Os primeiros dias da aposentação, há mais de 10 anos, nem sempre foram fáceis. “Fiquei mais por casa, levantava-me cedo, mas depois não tinha nada para fazer... Percebi logo que não podia continuar assim”. E não continuou: “É óptimo haver uma grande oferta cultural, porque assim há sempre coisas para fazer. E também aproveitei para ler muito”.

Rosalina defende que é preciso encontrar estratégias para que antigos professores possam continuar a contribuir para aquilo que chama “Sociedade Escolar”. “Há vários projectos possíveis de levar a cabo dentro das escolas, em regime voluntário, mas nem sempre há grande receptividade”. A explicação pode ser simples: “Infelizmente, há imenso desemprego na classe, e isso faz com que os mais novos comecem a olhar para os mais velhos com alguma desconfiança”.

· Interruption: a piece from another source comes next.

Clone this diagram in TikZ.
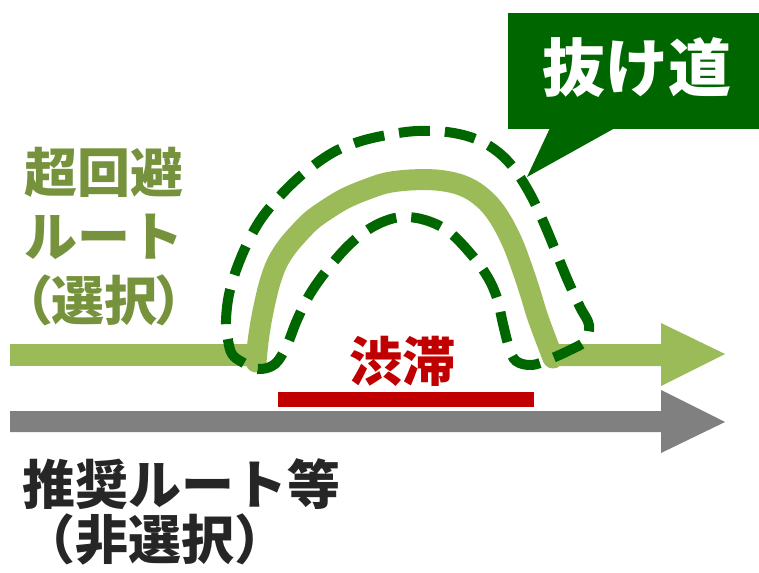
\documentclass[tikz,border=0pt]{standalone}
\usepackage{fontspec}
\newfontfamily\jp{Noto Sans CJK JP}
\newfontfamily\jpp{Noto Sans CJK JP}[RawFeature=+palt]
\definecolor{lgreen}{HTML}{9BBB59}
\definecolor{dgreen}{HTML}{006600}
\definecolor{olive}{HTML}{76923C}
\definecolor{cred}{HTML}{C00000}
\definecolor{cgray}{HTML}{808080}
\definecolor{ctext}{HTML}{262626}
\tikzset{
  lbl/.style={inner sep=0pt, font=\jp\bfseries\fontsize{53}{64}\selectfont},
  archline/.style={draw=lgreen, line width=21pt, line join=round, line cap=round},
  dashloop/.style={draw=dgreen, line width=10pt, dash pattern=on 31pt off 15pt},
}
\begin{document}
\begin{tikzpicture}[x=1pt,y=-1pt]
\useasboundingbox (0,0) rectangle (759,572);
% gray arrow
\fill[cgray] (10,411) -- (661,411) -- (661,390) -- (725,422) -- (661,453) -- (661,432) -- (10,432) -- cycle;
% green arrow (split)
\fill[lgreen] (10,344) rectangle (248,366);
\fill[lgreen] (548,344) -- (661,344) -- (661,323) -- (725,354) -- (661,386) -- (661,366) -- (548,366) -- cycle;
% arch
\draw[archline] plot[smooth, tension=0.55] coordinates {(256,362) (258,342) (261,322) (265,302) (270,282) (277,263) (287,247) (299,233) (312,220) (329,208) (346,198) (365,190) (386,183) (410,180) (436,180) (458,184) (475,192) (490,205) (502,222) (513,244) (522,268) (530,292) (537,315) (545,337) (553,358)};
% dashed loop
\draw[dashloop] plot[smooth cycle, tension=0.6] coordinates {(228,340) (226,320) (230,290) (242,255) (259,222) (280,196) (304,173) (332,153) (358,142) (387,135) (417,131) (447,132) (473,138) (494,149) (512,166) (529,192) (543,221) (556,252) (568,281) (580,307) (589,325) (585,341) (570,350) (550,359) (532,365) (516,361) (509,347) (503,324) (497,298) (487,276) (470,253) (448,231) (425,220) (403,217) (385,221) (366,231) (347,247) (327,270) (310,294) (297,320) (287,345) (275,364) (258,369) (242,362) (232,354)};
% congestion bar
\fill[cred] (278,392) rectangle (534,407);
\node[lbl, text=cred, anchor=base] (jam) at (402,381) {渋滞};
% callout
\fill[dgreen] (508,13) rectangle (760,129);
\fill[dgreen] (550,128) -- (527,177) -- (615,128) -- cycle;
\node[inner sep=0pt, font=\jp\bfseries\fontsize{63}{70}\selectfont, text=white, anchor=base] (nuke) at (637,92) {抜け道};
% left label
\node[lbl, text=olive, anchor=base] (l1) at (104,192) {超回避};
\node[lbl, text=olive, anchor=base] (l2) at (104,256) {ルート};
\node[lbl, text=olive, anchor=base, font=\jpp\bfseries\fontsize{53}{64}\selectfont] (l3) at (104,320) {（選択）};
% bottom label
\node[lbl, text=ctext, anchor=base west] (b1) at (22,504) {推奨ルート等};
\node[lbl, text=ctext, anchor=base west] (b2) at (22,559) {（非選択）};
\end{tikzpicture}
\end{document}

“Os professores jovens têm de ter colocação e trabalho, obviamente, e não podemos ter professores reformados a ocupar qualquer vaga nas escolas ou a fazer algo que pode ser feito por um colega. É preciso ter atenção a essa situação, mas eu acredito que é possível manter professores aposentados ligados à escola sem roubar o lugar a quem está a começar”.

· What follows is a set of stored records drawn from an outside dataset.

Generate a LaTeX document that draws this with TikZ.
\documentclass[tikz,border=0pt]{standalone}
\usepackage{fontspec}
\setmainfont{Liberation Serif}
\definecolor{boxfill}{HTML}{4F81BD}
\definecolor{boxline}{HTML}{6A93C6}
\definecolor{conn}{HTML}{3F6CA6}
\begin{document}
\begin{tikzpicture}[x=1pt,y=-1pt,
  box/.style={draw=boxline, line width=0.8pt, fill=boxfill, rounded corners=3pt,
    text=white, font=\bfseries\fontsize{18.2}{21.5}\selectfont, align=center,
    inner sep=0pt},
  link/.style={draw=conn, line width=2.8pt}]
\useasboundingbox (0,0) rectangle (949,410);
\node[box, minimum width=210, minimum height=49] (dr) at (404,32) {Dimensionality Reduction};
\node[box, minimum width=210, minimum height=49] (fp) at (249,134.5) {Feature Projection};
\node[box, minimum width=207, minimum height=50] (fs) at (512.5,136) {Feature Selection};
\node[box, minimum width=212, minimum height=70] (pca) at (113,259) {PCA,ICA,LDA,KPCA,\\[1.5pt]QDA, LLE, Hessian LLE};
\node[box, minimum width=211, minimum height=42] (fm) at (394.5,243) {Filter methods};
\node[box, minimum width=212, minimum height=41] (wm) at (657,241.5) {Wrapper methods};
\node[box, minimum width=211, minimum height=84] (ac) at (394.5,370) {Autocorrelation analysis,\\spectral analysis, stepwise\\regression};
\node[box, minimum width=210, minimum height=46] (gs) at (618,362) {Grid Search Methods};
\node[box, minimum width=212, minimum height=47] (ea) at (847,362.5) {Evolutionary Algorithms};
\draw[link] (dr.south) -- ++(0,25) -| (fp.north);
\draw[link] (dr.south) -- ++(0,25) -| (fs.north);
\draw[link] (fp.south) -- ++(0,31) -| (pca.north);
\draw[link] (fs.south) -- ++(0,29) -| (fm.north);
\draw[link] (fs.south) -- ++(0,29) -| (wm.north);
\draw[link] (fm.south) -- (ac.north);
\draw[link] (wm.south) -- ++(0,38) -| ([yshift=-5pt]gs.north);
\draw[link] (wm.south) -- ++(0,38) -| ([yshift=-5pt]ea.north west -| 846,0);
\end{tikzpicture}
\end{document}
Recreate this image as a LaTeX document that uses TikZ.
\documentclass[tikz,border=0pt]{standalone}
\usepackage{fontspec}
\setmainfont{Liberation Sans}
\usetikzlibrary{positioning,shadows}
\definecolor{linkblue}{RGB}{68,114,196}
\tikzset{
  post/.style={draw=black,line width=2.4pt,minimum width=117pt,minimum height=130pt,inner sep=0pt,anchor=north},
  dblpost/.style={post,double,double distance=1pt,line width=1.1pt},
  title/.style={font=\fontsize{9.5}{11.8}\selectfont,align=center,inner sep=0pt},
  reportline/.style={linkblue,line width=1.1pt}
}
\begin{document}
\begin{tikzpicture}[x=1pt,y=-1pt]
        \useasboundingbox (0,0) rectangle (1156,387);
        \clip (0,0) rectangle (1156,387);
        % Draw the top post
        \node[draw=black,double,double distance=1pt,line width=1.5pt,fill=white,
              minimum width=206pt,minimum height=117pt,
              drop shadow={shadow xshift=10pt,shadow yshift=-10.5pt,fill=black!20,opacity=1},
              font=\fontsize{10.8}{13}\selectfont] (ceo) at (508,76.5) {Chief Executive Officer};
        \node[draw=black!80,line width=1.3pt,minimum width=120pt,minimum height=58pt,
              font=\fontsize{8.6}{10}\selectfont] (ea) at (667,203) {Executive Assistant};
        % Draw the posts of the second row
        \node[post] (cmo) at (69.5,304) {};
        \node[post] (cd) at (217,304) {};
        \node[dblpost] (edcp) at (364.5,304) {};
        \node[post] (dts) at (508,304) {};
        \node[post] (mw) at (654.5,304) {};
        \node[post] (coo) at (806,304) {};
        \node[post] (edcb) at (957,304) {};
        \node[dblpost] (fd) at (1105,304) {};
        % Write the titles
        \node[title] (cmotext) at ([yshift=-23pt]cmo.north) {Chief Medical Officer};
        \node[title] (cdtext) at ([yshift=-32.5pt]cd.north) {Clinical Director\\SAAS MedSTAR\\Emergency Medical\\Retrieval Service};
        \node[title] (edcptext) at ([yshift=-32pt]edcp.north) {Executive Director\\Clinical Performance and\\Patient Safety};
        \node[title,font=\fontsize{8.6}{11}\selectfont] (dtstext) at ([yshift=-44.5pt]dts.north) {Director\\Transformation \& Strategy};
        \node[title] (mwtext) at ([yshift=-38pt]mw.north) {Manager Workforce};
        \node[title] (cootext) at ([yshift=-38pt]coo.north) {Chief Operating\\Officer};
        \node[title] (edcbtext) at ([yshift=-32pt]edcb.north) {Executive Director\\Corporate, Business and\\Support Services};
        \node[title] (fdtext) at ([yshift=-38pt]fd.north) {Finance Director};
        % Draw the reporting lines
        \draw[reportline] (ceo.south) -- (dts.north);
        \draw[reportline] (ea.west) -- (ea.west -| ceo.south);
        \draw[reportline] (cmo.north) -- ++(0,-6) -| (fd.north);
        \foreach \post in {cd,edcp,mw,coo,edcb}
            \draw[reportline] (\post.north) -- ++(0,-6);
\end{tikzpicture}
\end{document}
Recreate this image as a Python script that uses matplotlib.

A situação do ensino em Portugal preocupa Rosalina Cosme. Que, apesar de reformada, ainda conhece bem a realidade das escolas. “Os professores jovens estão fartos da indisciplina, e isso podia fazer com que existisse uma grande desmotivação”. No entanto, isso não está a levar a um decréscimo de empenho ou qualidade. “Pelo que vejo, mesmo com todas as adversidades, os professores continuam a dedicar-se de alma e coração à profissão”.